## BEGIN

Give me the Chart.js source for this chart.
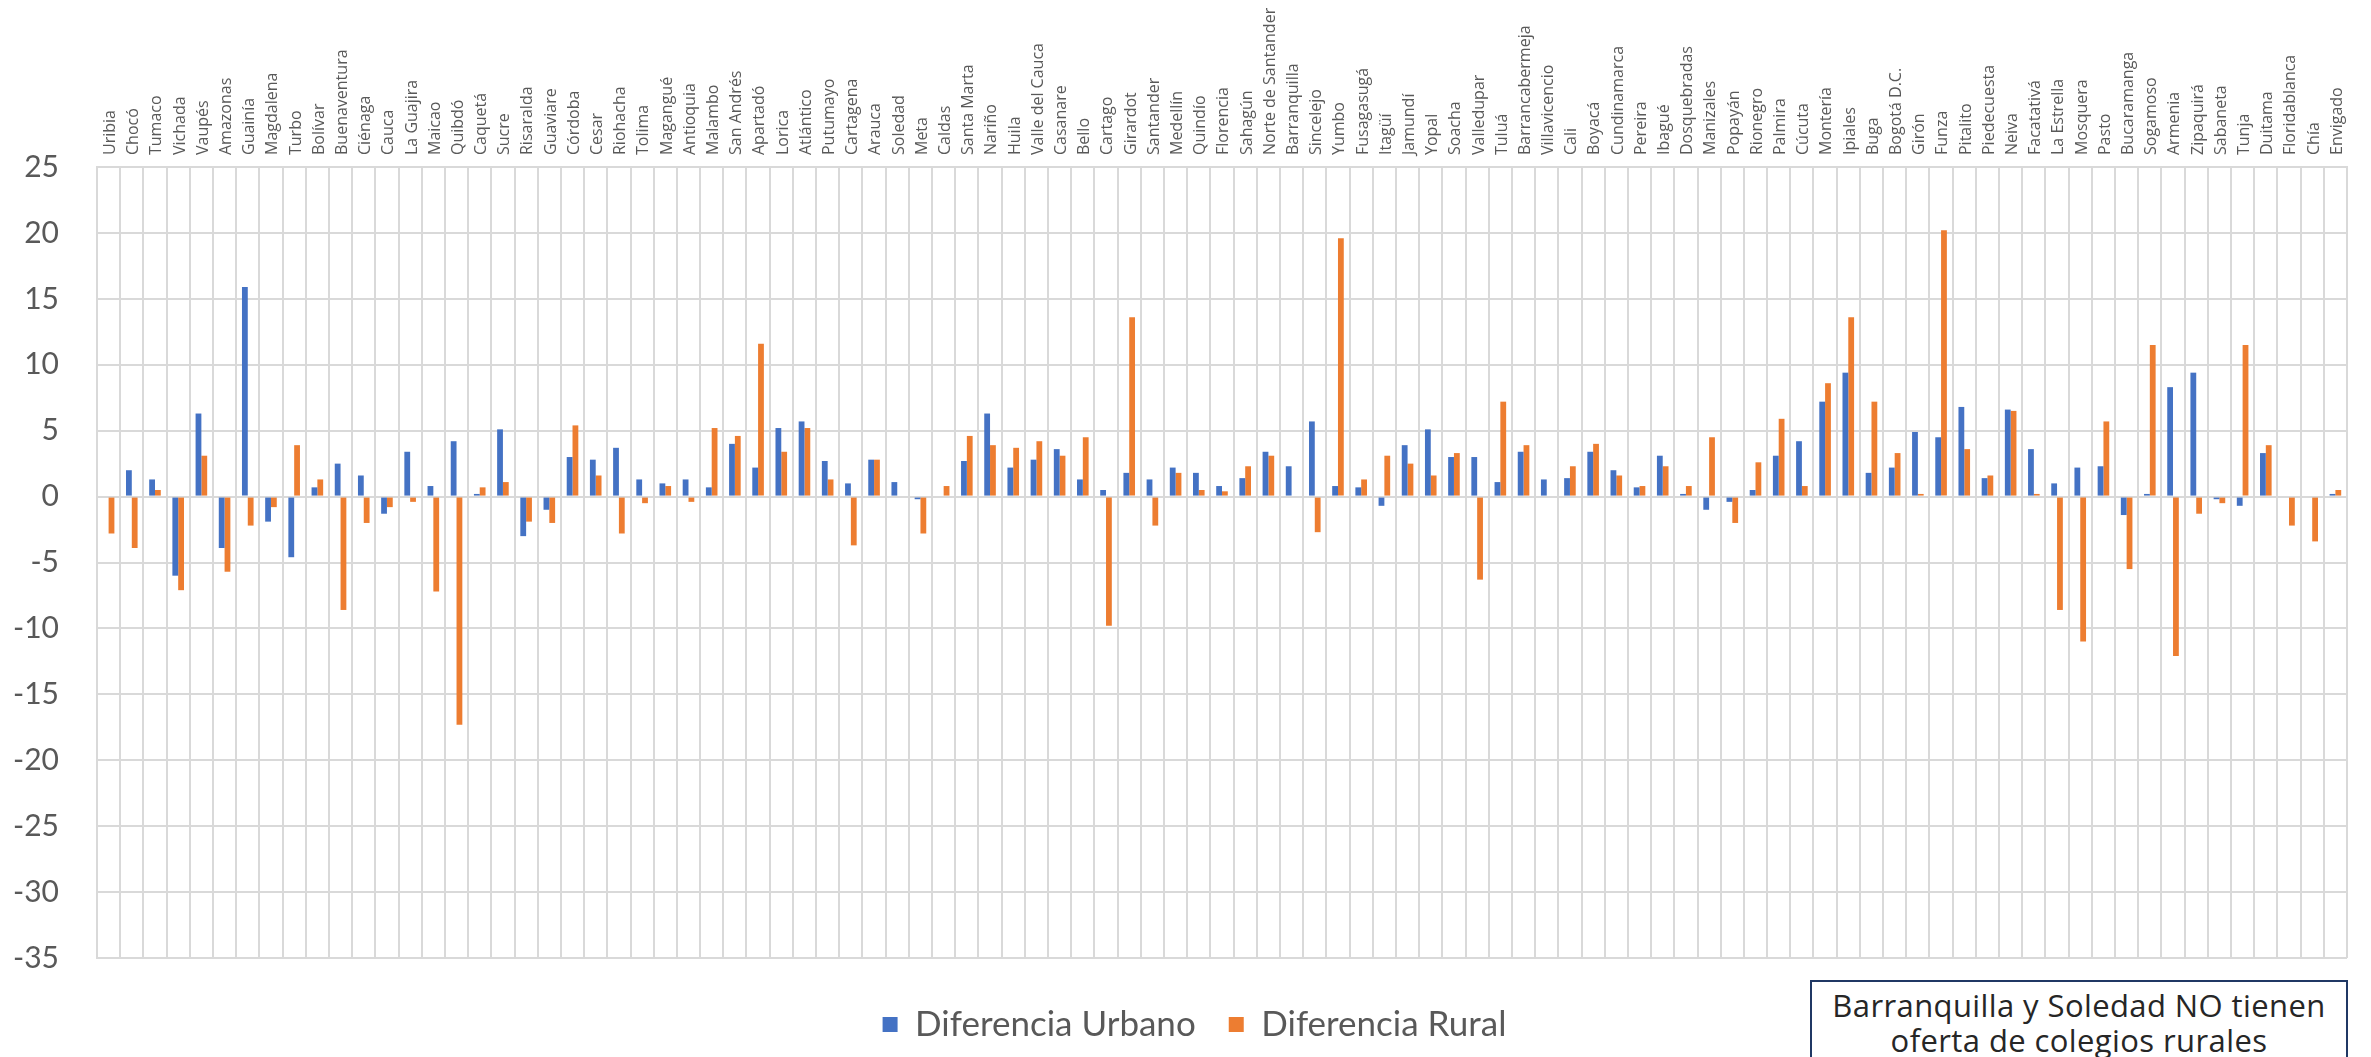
<!DOCTYPE html>
<html>
<head>
  <meta charset="utf-8">
  <script src="https://cdn.jsdelivr.net/npm/chart.js"></script>
  <style>
    body { margin: 0; background: #fff; overflow: hidden; }
    #wrap { position: relative; width: 2371px; height: 1057px; }
    #nota {
      position: absolute; left: 1810px; top: 980px; width: 538px; height: 100px;
      border: 2px solid #203864; background: #fff; box-sizing: border-box;
      font-family: 'Open Sans', sans-serif; font-size: 31px; line-height: 35px;
      letter-spacing: 0.4px; color: #262626; text-align: center; padding-top: 6px;
    }
  </style>
</head>
<body>
  <div id="wrap">
    <canvas id="myChart" width="2371" height="1057"></canvas>
    <div id="nota">Barranquilla y Soledad NO tienen<br>oferta de colegios rurales</div>
  </div>

  <script>
    // municipios / departamentos, en el orden del gráfico
    var lugares = [
      'Uribia', 'Chocó', 'Tumaco', 'Vichada', 'Vaupés', 'Amazonas', 'Guainía', 'Magdalena', 'Turbo', 'Bolívar',
      'Buenaventura', 'Ciénaga', 'Cauca', 'La Guajira', 'Maicao', 'Quibdó', 'Caquetá', 'Sucre', 'Risaralda', 'Guaviare',
      'Córdoba', 'Cesar', 'Riohacha', 'Tolima', 'Magangué', 'Antioquia', 'Malambo', 'San Andrés', 'Apartadó', 'Lorica',
      'Atlántico', 'Putumayo', 'Cartagena', 'Arauca', 'Soledad', 'Meta', 'Caldas', 'Santa Marta', 'Nariño', 'Huila',
      'Valle del Cauca', 'Casanare', 'Bello', 'Cartago', 'Girardot', 'Santander', 'Medellín', 'Quindío', 'Florencia', 'Sahagún',
      'Norte de Santander', 'Barranquilla', 'Sincelejo', 'Yumbo', 'Fusagasugá', 'Itagüí', 'Jamundí', 'Yopal', 'Soacha', 'Valledupar',
      'Tuluá', 'Barrancabermeja', 'Villavicencio', 'Cali', 'Boyacá', 'Cundinamarca', 'Pereira', 'Ibagué', 'Dosquebradas', 'Manizales',
      'Popayán', 'Rionegro', 'Palmira', 'Cúcuta', 'Montería', 'Ipiales', 'Buga', 'Bogotá D.C.', 'Girón', 'Funza',
      'Pitalito', 'Piedecuesta', 'Neiva', 'Facatativá', 'La Estrella', 'Mosquera', 'Pasto', 'Bucaramanga', 'Sogamoso', 'Armenia',
      'Zipaquirá', 'Sabaneta', 'Tunja', 'Duitama', 'Floridablanca', 'Chía', 'Envigado'
    ];

    var difUrbano = [
      null, 2.0, 1.3, -6.0, 6.3, -3.9, 15.9, -1.9, -4.6, 0.7,
      2.5, 1.6, -1.3, 3.4, 0.8, 4.2, 0.2, 5.1, -3.0, -1.0,
      3.0, 2.8, 3.7, 1.3, 1.0, 1.3, 0.7, 4.0, 2.2, 5.2,
      5.7, 2.7, 1.0, 2.8, 1.1, -0.2, null, 2.7, 6.3, 2.2,
      2.8, 3.6, 1.3, 0.5, 1.8, 1.3, 2.2, 1.8, 0.8, 1.4,
      3.4, 2.3, 5.7, 0.8, 0.7, -0.7, 3.9, 5.1, 3.0, 3.0,
      1.1, 3.4, 1.3, 1.4, 3.4, 2.0, 0.7, 3.1, 0.2, -1.0,
      -0.4, 0.5, 3.1, 4.2, 7.2, 9.4, 1.8, 2.2, 4.9, 4.5,
      6.8, 1.4, 6.6, 3.6, 1.0, 2.2, 2.3, -1.4, 0.2, 8.3,
      9.4, -0.2, -0.7, 3.3, null, null, 0.2
    ];

    var difRural = [
      -2.8, -3.9, 0.5, -7.1, 3.1, -5.7, -2.2, -0.8, 3.9, 1.3,
      -8.6, -2.0, -0.8, -0.4, -7.2, -17.3, 0.7, 1.1, -1.9, -2.0,
      5.4, 1.6, -2.8, -0.5, 0.8, -0.4, 5.2, 4.6, 11.6, 3.4,
      5.2, 1.3, -3.7, 2.8, null, -2.8, 0.8, 4.6, 3.9, 3.7,
      4.2, 3.1, 4.5, -9.8, 13.6, -2.2, 1.8, 0.5, 0.4, 2.3,
      3.1, null, -2.7, 19.6, 1.3, 3.1, 2.5, 1.6, 3.3, -6.3,
      7.2, 3.9, null, 2.3, 4.0, 1.6, 0.8, 2.3, 0.8, 4.5,
      -2.0, 2.6, 5.9, 0.8, 8.6, 13.6, 7.2, 3.3, 0.2, 20.2,
      3.6, 1.6, 6.5, 0.2, -8.6, -11.0, 5.7, -5.5, 11.5, -12.1,
      -1.3, -0.5, 11.5, 3.9, -2.2, -3.4, 0.5
    ];

    var ejeY = { min: -35, max: 25, paso: 5 };

    var gris = '#d9d9d9';
    var texto = '#595959';

    // corre la leyenda un poco a la derecha, como en el original
    var moverLeyenda = {
      id: 'moverLeyenda',
      afterLayout: function (chart) {
        chart.legend.left += 21;
        chart.legend.right += 21;
      }
    };

    var ctx = document.getElementById('myChart').getContext('2d');
    var myChart = new Chart(ctx, {
      type: 'bar',
      data: {
        labels: lugares,
        datasets: [{
          label: 'Diferencia Urbano',
          data: difUrbano,
          backgroundColor: '#4472C4',
          categoryPercentage: 0.5,
          barPercentage: 1.0
        }, {
          label: 'Diferencia Rural',
          data: difRural,
          backgroundColor: '#ED7D31',
          categoryPercentage: 0.5,
          barPercentage: 1.0
        }]
      },
      options: {
        responsive: false,
        animation: false,
        devicePixelRatio: 1,
        layout: { padding: { top: 0, right: 24, bottom: 5, left: 0 } },
        plugins: {
          tooltip: { enabled: false },
          legend: {
            position: 'bottom',
            // título vacío: solo sirve para bajar la leyenda
            title: { display: true, text: ' ', font: { size: 10 }, padding: 2 },
            labels: {
              boxWidth: 15,
              boxHeight: 15,
              padding: 33,
              color: texto,
              font: { family: 'Lato', size: 35 }
            }
          }
        },
        scales: {
          x: {
            position: 'top',
            grid: { color: gris, lineWidth: 2, offset: true, drawTicks: false },
            border: { color: gris, width: 2 },
            ticks: {
              autoSkip: false,
              minRotation: 90,
              maxRotation: 90,
              padding: 12,
              labelOffset: 21,
              color: texto,
              font: { family: 'Open Sans', size: 16 }
            },
            afterFit: function (scale) { scale.height = 167; }
          },
          y: {
            min: ejeY.min,
            max: ejeY.max,
            grid: { color: gris, lineWidth: 2, drawTicks: false },
            border: { color: gris, width: 2 },
            ticks: {
              stepSize: ejeY.paso,
              padding: 38,
              color: texto,
              font: { family: 'Lato', size: 30 }
            },
            afterFit: function (scale) { scale.width = 97; }
          }
        }
      },
      plugins: [moverLeyenda]
    });
  </script>
</body>
</html>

## END

Return the listing above in full and without alteration, excluding its pictures.

_Expected answer_.
Give me the Chart.js source for this chart.
<!DOCTYPE html>
<html>
<head>
  <meta charset="utf-8">
  <script src="https://cdn.jsdelivr.net/npm/chart.js"></script>
  <style>
    body { margin: 0; background: #fff; overflow: hidden; }
    #wrap { position: relative; width: 2371px; height: 1057px; }
    #nota {
      position: absolute; left: 1810px; top: 980px; width: 538px; height: 100px;
      border: 2px solid #203864; background: #fff; box-sizing: border-box;
      font-family: 'Open Sans', sans-serif; font-size: 31px; line-height: 35px;
      letter-spacing: 0.4px; color: #262626; text-align: center; padding-top: 6px;
    }
  </style>
</head>
<body>
  <div id="wrap">
    <canvas id="myChart" width="2371" height="1057"></canvas>
    <div id="nota">Barranquilla y Soledad NO tienen<br>oferta de colegios rurales</div>
  </div>

  <script>
    // municipios / departamentos, en el orden del gráfico
    var lugares = [
      'Uribia', 'Chocó', 'Tumaco', 'Vichada', 'Vaupés', 'Amazonas', 'Guainía', 'Magdalena', 'Turbo', 'Bolívar',
      'Buenaventura', 'Ciénaga', 'Cauca', 'La Guajira', 'Maicao', 'Quibdó', 'Caquetá', 'Sucre', 'Risaralda', 'Guaviare',
      'Córdoba', 'Cesar', 'Riohacha', 'Tolima', 'Magangué', 'Antioquia', 'Malambo', 'San Andrés', 'Apartadó', 'Lorica',
      'Atlántico', 'Putumayo', 'Cartagena', 'Arauca', 'Soledad', 'Meta', 'Caldas', 'Santa Marta', 'Nariño', 'Huila',
      'Valle del Cauca', 'Casanare', 'Bello', 'Cartago', 'Girardot', 'Santander', 'Medellín', 'Quindío', 'Florencia', 'Sahagún',
      'Norte de Santander', 'Barranquilla', 'Sincelejo', 'Yumbo', 'Fusagasugá', 'Itagüí', 'Jamundí', 'Yopal', 'Soacha', 'Valledupar',
      'Tuluá', 'Barrancabermeja', 'Villavicencio', 'Cali', 'Boyacá', 'Cundinamarca', 'Pereira', 'Ibagué', 'Dosquebradas', 'Manizales',
      'Popayán', 'Rionegro', 'Palmira', 'Cúcuta', 'Montería', 'Ipiales', 'Buga', 'Bogotá D.C.', 'Girón', 'Funza',
      'Pitalito', 'Piedecuesta', 'Neiva', 'Facatativá', 'La Estrella', 'Mosquera', 'Pasto', 'Bucaramanga', 'Sogamoso', 'Armenia',
      'Zipaquirá', 'Sabaneta', 'Tunja', 'Duitama', 'Floridablanca', 'Chía', 'Envigado'
    ];

    var difUrbano = [
      null, 2.0, 1.3, -6.0, 6.3, -3.9, 15.9, -1.9, -4.6, 0.7,
      2.5, 1.6, -1.3, 3.4, 0.8, 4.2, 0.2, 5.1, -3.0, -1.0,
      3.0, 2.8, 3.7, 1.3, 1.0, 1.3, 0.7, 4.0, 2.2, 5.2,
      5.7, 2.7, 1.0, 2.8, 1.1, -0.2, null, 2.7, 6.3, 2.2,
      2.8, 3.6, 1.3, 0.5, 1.8, 1.3, 2.2, 1.8, 0.8, 1.4,
      3.4, 2.3, 5.7, 0.8, 0.7, -0.7, 3.9, 5.1, 3.0, 3.0,
      1.1, 3.4, 1.3, 1.4, 3.4, 2.0, 0.7, 3.1, 0.2, -1.0,
      -0.4, 0.5, 3.1, 4.2, 7.2, 9.4, 1.8, 2.2, 4.9, 4.5,
      6.8, 1.4, 6.6, 3.6, 1.0, 2.2, 2.3, -1.4, 0.2, 8.3,
      9.4, -0.2, -0.7, 3.3, null, null, 0.2
    ];

    var difRural = [
      -2.8, -3.9, 0.5, -7.1, 3.1, -5.7, -2.2, -0.8, 3.9, 1.3,
      -8.6, -2.0, -0.8, -0.4, -7.2, -17.3, 0.7, 1.1, -1.9, -2.0,
      5.4, 1.6, -2.8, -0.5, 0.8, -0.4, 5.2, 4.6, 11.6, 3.4,
      5.2, 1.3, -3.7, 2.8, null, -2.8, 0.8, 4.6, 3.9, 3.7,
      4.2, 3.1, 4.5, -9.8, 13.6, -2.2, 1.8, 0.5, 0.4, 2.3,
      3.1, null, -2.7, 19.6, 1.3, 3.1, 2.5, 1.6, 3.3, -6.3,
      7.2, 3.9, null, 2.3, 4.0, 1.6, 0.8, 2.3, 0.8, 4.5,
      -2.0, 2.6, 5.9, 0.8, 8.6, 13.6, 7.2, 3.3, 0.2, 20.2,
      3.6, 1.6, 6.5, 0.2, -8.6, -11.0, 5.7, -5.5, 11.5, -12.1,
      -1.3, -0.5, 11.5, 3.9, -2.2, -3.4, 0.5
    ];

    var ejeY = { min: -35, max: 25, paso: 5 };

    var gris = '#d9d9d9';
    var texto = '#595959';

    // corre la leyenda un poco a la derecha, como en el original
    var moverLeyenda = {
      id: 'moverLeyenda',
      afterLayout: function (chart) {
        chart.legend.left += 21;
        chart.legend.right += 21;
      }
    };

    var ctx = document.getElementById('myChart').getContext('2d');
    var myChart = new Chart(ctx, {
      type: 'bar',
      data: {
        labels: lugares,
        datasets: [{
          label: 'Diferencia Urbano',
          data: difUrbano,
          backgroundColor: '#4472C4',
          categoryPercentage: 0.5,
          barPercentage: 1.0
        }, {
          label: 'Diferencia Rural',
          data: difRural,
          backgroundColor: '#ED7D31',
          categoryPercentage: 0.5,
          barPercentage: 1.0
        }]
      },
      options: {
        responsive: false,
        animation: false,
        devicePixelRatio: 1,
        layout: { padding: { top: 0, right: 24, bottom: 5, left: 0 } },
        plugins: {
          tooltip: { enabled: false },
          legend: {
            position: 'bottom',
            // título vacío: solo sirve para bajar la leyenda
            title: { display: true, text: ' ', font: { size: 10 }, padding: 2 },
            labels: {
              boxWidth: 15,
              boxHeight: 15,
              padding: 33,
              color: texto,
              font: { family: 'Lato', size: 35 }
            }
          }
        },
        scales: {
          x: {
            position: 'top',
            grid: { color: gris, lineWidth: 2, offset: true, drawTicks: false },
            border: { color: gris, width: 2 },
            ticks: {
              autoSkip: false,
              minRotation: 90,
              maxRotation: 90,
              padding: 12,
              labelOffset: 21,
              color: texto,
              font: { family: 'Open Sans', size: 16 }
            },
            afterFit: function (scale) { scale.height = 167; }
          },
          y: {
            min: ejeY.min,
            max: ejeY.max,
            grid: { color: gris, lineWidth: 2, drawTicks: false },
            border: { color: gris, width: 2 },
            ticks: {
              stepSize: ejeY.paso,
              padding: 38,
              color: texto,
              font: { family: 'Lato', size: 30 }
            },
            afterFit: function (scale) { scale.width = 97; }
          }
        }
      },
      plugins: [moverLeyenda]
    });
  </script>
</body>
</html>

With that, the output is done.